In an order dated May 31, the Competition Commission of India (CCI) said that the four firms have "entered into an arrangement to rig the bids" pertaining to tender numbers 21 and 28 of 2013 floated by PMC.
The tenders pertained to design, supply, installation, commissioning, operation and maintenance of municipal organic and inorganic solid waste processing plants.
The firms are responsible for infringement of Section 3 of the Competition Act, CCI added.
Section 3 pertains to anti-competitive agreements.
As per the order, the fair trade regulator had slapped a fine of Rs 4.645 million on Saara, Rs 3.3 million on Ecoman and Rs 1.1 million on Fortified. A penalty of Rs 2.64 million was also imposed on Raghunath Industry.
Besides, a total fine of Rs 372,000 was levied on four officials belonging to Saara, Ecoman and Raghunath.

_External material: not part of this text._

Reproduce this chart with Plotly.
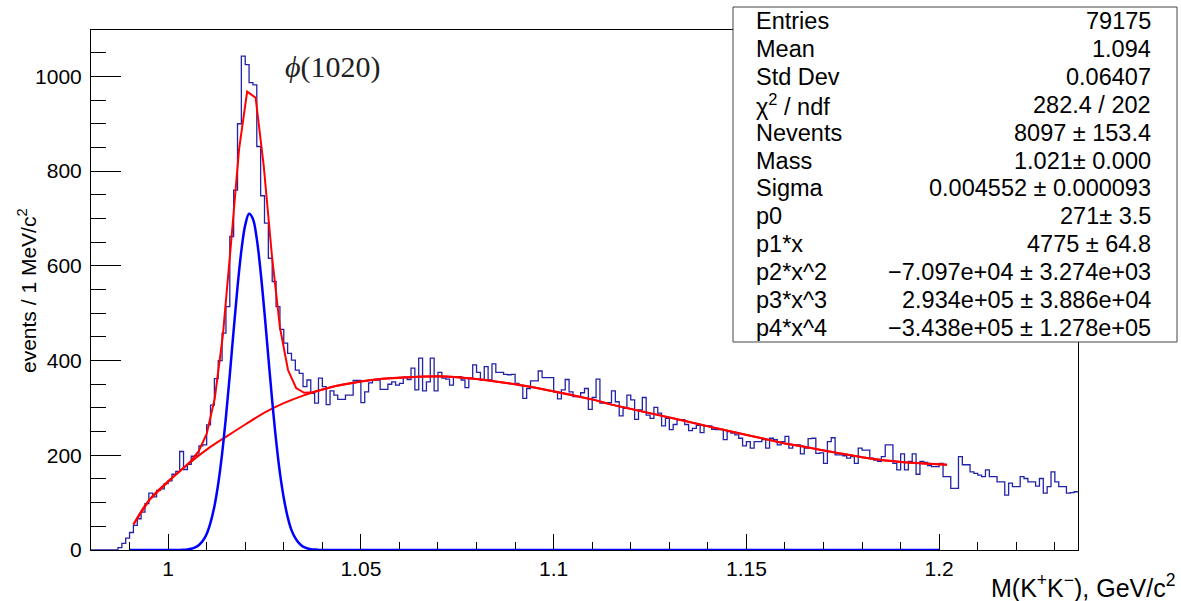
import plotly.graph_objects as go

# ---- histogram: M(K+K-) in 1 MeV bins from 0.980 to 1.236 GeV ----
BIN_LO = 0.980
BIN_W = 0.001
COUNTS = [
    0, 0, 0, 0, 0, 0, 0, 5, 14, 25,
    37, 52, 66, 80, 98, 120, 112, 126, 129, 140,
    146, 160, 166, 208, 170, 181, 198, 200, 220, 222,
    264, 306, 362, 400, 458, 514, 662, 760, 900, 1043,
    1025, 987, 982, 852, 748, 690, 616, 567, 514, 466,
    437, 415, 401, 380, 373, 345, 359, 331, 310, 363,
    345, 307, 336, 327, 318, 318, 327, 327, 358, 358,
    311, 334, 353, 359, 359, 339, 339, 350, 355, 348,
    352, 365, 360, 384, 338, 405, 336, 355, 405, 336,
    375, 363, 361, 348, 366, 366, 359, 343, 363, 391,
    375, 359, 387, 359, 393, 375, 375, 371, 370, 371,
    352, 347, 320, 341, 357, 357, 378, 364, 364, 364,
    334, 319, 338, 360, 334, 324, 324, 332, 341, 297,
    322, 361, 310, 311, 311, 336, 313, 283, 299, 327,
    317, 276, 296, 322, 285, 278, 301, 289, 262, 278,
    254, 265, 275, 275, 265, 252, 257, 263, 248, 262,
    262, 255, 254, 254, 233, 250, 247, 243, 236, 220,
    229, 215, 229, 229, 233, 215, 236, 233, 222, 229,
    240, 215, 222, 222, 203, 215, 235, 236, 204, 205,
    183, 229, 237, 201, 201, 199, 194, 197, 183, 215,
    211, 211, 194, 190, 187, 197, 222, 222, 183, 169,
    203, 169, 187, 203, 160, 187, 185, 178, 176, 176,
    183, 155, 155, 130, 130, 197, 180, 180, 165, 162,
    158, 155, 169, 155, 155, 144, 144, 116, 141, 134,
    134, 155, 151, 144, 144, 135, 151, 120, 134, 165,
    144, 134, 134, 120, 121, 123,
]

# ---- total fit (red), sampled like the original function ----
FIT_X = [
    0.9910, 0.9931, 0.9952, 0.9973, 0.9994, 1.0016, 1.0037, 1.0058, 1.0079, 1.0100,
    1.0121, 1.0142, 1.0163, 1.0184, 1.0205, 1.0227, 1.0248, 1.0269, 1.0290, 1.0311,
    1.0332, 1.0353, 1.0374, 1.0395, 1.0416, 1.0438, 1.0459,
    1.050, 1.055, 1.060, 1.065, 1.070, 1.075, 1.080, 1.085, 1.090, 1.095,
    1.100, 1.105, 1.110, 1.115, 1.120, 1.125, 1.130, 1.135, 1.140, 1.145,
    1.150, 1.155, 1.160, 1.165, 1.170, 1.175, 1.180, 1.185, 1.190, 1.195,
    1.200, 1.202,
]
FIT_Y = [
    54, 81, 106, 123, 140, 156, 171, 187, 208, 245,
    320, 453, 646, 846, 968, 955, 811, 624, 470, 380,
    342, 332, 333, 337, 342, 347, 350,
    356, 361, 364, 366, 367, 365, 361, 356, 350, 343,
    335, 327, 318, 307, 298, 289, 280, 271, 261, 252,
    243, 234, 225, 218, 210, 203, 196, 190, 186, 183,
    181, 180,
]

# ---- background polynomial (red) ----
BKG_X = [
    0.991, 0.995, 1.000, 1.005, 1.010, 1.015, 1.020, 1.025, 1.030, 1.035,
    1.040, 1.045, 1.050, 1.055, 1.060, 1.065, 1.070, 1.075, 1.080, 1.085,
    1.090, 1.095, 1.100, 1.105, 1.110, 1.115, 1.120, 1.125, 1.130, 1.135,
    1.140, 1.145, 1.150, 1.155, 1.160, 1.165, 1.170, 1.175, 1.180, 1.185,
    1.190, 1.195, 1.200, 1.202,
]
BKG_Y = [
    54, 105, 145, 180, 212, 239, 265, 290, 310, 326,
    339, 349, 356, 361, 364, 366, 367, 365, 361, 356,
    350, 343, 335, 327, 318, 307, 298, 289, 280, 271,
    261, 252, 243, 234, 225, 218, 210, 203, 196, 190,
    186, 183, 181, 180,
]

# ---- signal gaussian (blue) ----
SIG_X = [
    0.990, 1.000, 1.003, 1.004, 1.005, 1.006, 1.007, 1.008, 1.009, 1.010,
    1.011, 1.012, 1.013, 1.014, 1.015, 1.016, 1.017, 1.018, 1.019, 1.020,
    1.021, 1.022, 1.023, 1.024, 1.025, 1.026, 1.027, 1.028, 1.029, 1.030,
    1.031, 1.032, 1.033, 1.034, 1.035, 1.036, 1.037, 1.038, 1.039, 1.040,
    1.200,
]
SIG_Y = [
    0, 0, 0.2, 0.6, 1.3, 2.7, 5.5, 10.6, 19.5, 34,
    58, 92, 140, 203, 281, 370, 464, 555, 632, 686,
    710, 699, 657, 587, 501, 407, 315, 232, 163, 110,
    70, 42, 25, 14, 7, 3.6, 1.7, 0.8, 0.3, 0,
    0,
]

STATS = [
    ("Entries", "79175"),
    ("Mean", "1.094"),
    ("Std Dev", "0.06407"),
    ("\u03c7<sup>2</sup> / ndf", "282.4 / 202"),
    ("Nevents", "8097 \u00b1 153.4"),
    ("Mass", "1.021\u00b1 0.000"),
    ("Sigma", "0.004552 \u00b1 0.000093"),
    ("p0", "271\u00b1 3.5"),
    ("p1*x", "4775 \u00b1 64.8"),
    ("p2*x^2", "\u22127.097e+04 \u00b1 3.274e+03"),
    ("p3*x^3", "2.934e+05 \u00b1 3.886e+04"),
    ("p4*x^4", "\u22123.438e+05 \u00b1 1.278e+05"),
]

FONT = "Liberation Sans, Arial, Helvetica, sans-serif"
W, H = 1181, 601
ML, MR, MT, MB = 91, 103, 30, 51
PW, PH = W - ML - MR, H - MT - MB


def px_x(px):
    return (px - ML) / PW


def px_y(py):
    return (H - MB - py) / PH


edges = [BIN_LO + i * BIN_W for i in range(len(COUNTS) + 1)]
steps = COUNTS + [COUNTS[-1]]

fig = go.Figure()
fig.add_trace(go.Scatter(x=edges, y=steps, mode="lines", line_shape="hv",
                         line=dict(color="#2323a8", width=1.3)))
fig.add_trace(go.Scatter(x=BKG_X, y=BKG_Y, mode="lines", line_shape="spline",
                         line=dict(color="#ff0000", width=2)))
fig.add_trace(go.Scatter(x=FIT_X, y=FIT_Y, mode="lines",
                         line=dict(color="#ff0000", width=2)))
fig.add_trace(go.Scatter(x=SIG_X, y=SIG_Y, mode="lines", line_shape="spline",
                         line=dict(color="#0000ff", width=2.5)))

# stats box
fig.add_shape(type="rect", xref="paper", yref="paper",
              x0=px_x(733), x1=px_x(1177), y0=px_y(342), y1=px_y(7),
              fillcolor="white", line=dict(color="#444", width=1), layer="above")
for k, (lab, val) in enumerate(STATS):
    yc = px_y(20.7 + 27.96 * k)
    fig.add_annotation(xref="paper", yref="paper", x=px_x(754), y=yc,
                       text=lab, showarrow=False, xanchor="left", yanchor="middle",
                       font=dict(family=FONT, size=23.5, color="black"))
    fig.add_annotation(xref="paper", yref="paper", x=px_x(1153), y=yc,
                       text=val, showarrow=False, xanchor="right", yanchor="middle",
                       font=dict(family=FONT, size=23.5, color="black"))

fig.add_annotation(xref="x", yref="y", x=1.0299, y=1020, text="<i>\u03d5</i>(1020)",
                   showarrow=False, xanchor="left", yanchor="middle",
                   font=dict(family="Liberation Serif, DejaVu Serif, serif", size=30, color="#222"))

fig.add_annotation(xref="paper", yref="paper", x=px_x(27), y=px_y(291),
                   text="events / 1 MeV/c<sup>2</sup>", textangle=-90, showarrow=False,
                   xanchor="center", yanchor="middle",
                   font=dict(family=FONT, size=21, color="black"))
fig.add_annotation(xref="paper", yref="paper", x=px_x(1177), y=px_y(586),
                   text="M(K<sup>+</sup>K<sup>\u2212</sup>), GeV/c<sup>2</sup>", showarrow=False,
                   xanchor="right", yanchor="middle",
                   font=dict(family=FONT, size=25, color="black"))

fig.update_layout(
    width=W, height=H,
    margin=dict(l=ML, r=MR, t=MT, b=MB),
    paper_bgcolor="white", plot_bgcolor="white",
    showlegend=False,
    font=dict(family=FONT, color="black", size=21),
    xaxis=dict(range=[0.980, 1.236], dtick=0.05, tick0=1.0,
               ticks="inside", ticklen=16, tickwidth=1, tickcolor="black",
               minor=dict(ticks="inside", ticklen=8, dtick=0.01, tick0=0.98,
                          tickcolor="black", showgrid=False),
               showgrid=False, zeroline=False,
               showline=True, linecolor="black", linewidth=1, mirror=True,
               tickfont=dict(family=FONT, size=21, color="black")),
    yaxis=dict(range=[0, 1098], dtick=200, tick0=0,
               ticks="inside", ticklen=30, tickwidth=1, tickcolor="black",
               minor=dict(ticks="inside", ticklen=15, dtick=50,
                          tickcolor="black", showgrid=False),
               showgrid=False, zeroline=False, ticklabelstandoff=4,
               showline=True, linecolor="black", linewidth=1, mirror=True,
               tickfont=dict(family=FONT, size=21, color="black")),
)

fig.write_html("out.html", config={"displayModeBar": False},
               post_script="document.body.style.margin='0';")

While the penalties on the firms were at the rate of 10 per cent of their average turnover for the years 2011-12, 2012-13 and 2013-14, in case of officials the fines were at the rate of 10 per cent of their average income for the same three years.
During investigation, all the four firms had approached CCI seeking lesser penalties.
"Keeping in view the modus operandi of the cartel, the stage at which the lesser penalty application was filed, the evidences gathered by the DG independent of lesser penalty application and co-operation extended in conjunction with the value addition provided in establishing the existence of cartel, CCI granted 50 per cent reduction in penalty to Saara and its individual (official) than otherwise leviable," an official release said.
Pursuant to the reduction, the penalty imposed on Saara came to Rs 2.322 million and Rs 74,513 on its official.
The firms have to pay a total fine of Rs 9.364 million and the officials Rs 297,000.
According to the order, CCI's investigation arm -- the Director General (DG) -- while investigating another case had come across evidence of possible cartelisation in tender number 21 and 28 of 2013 of PMC.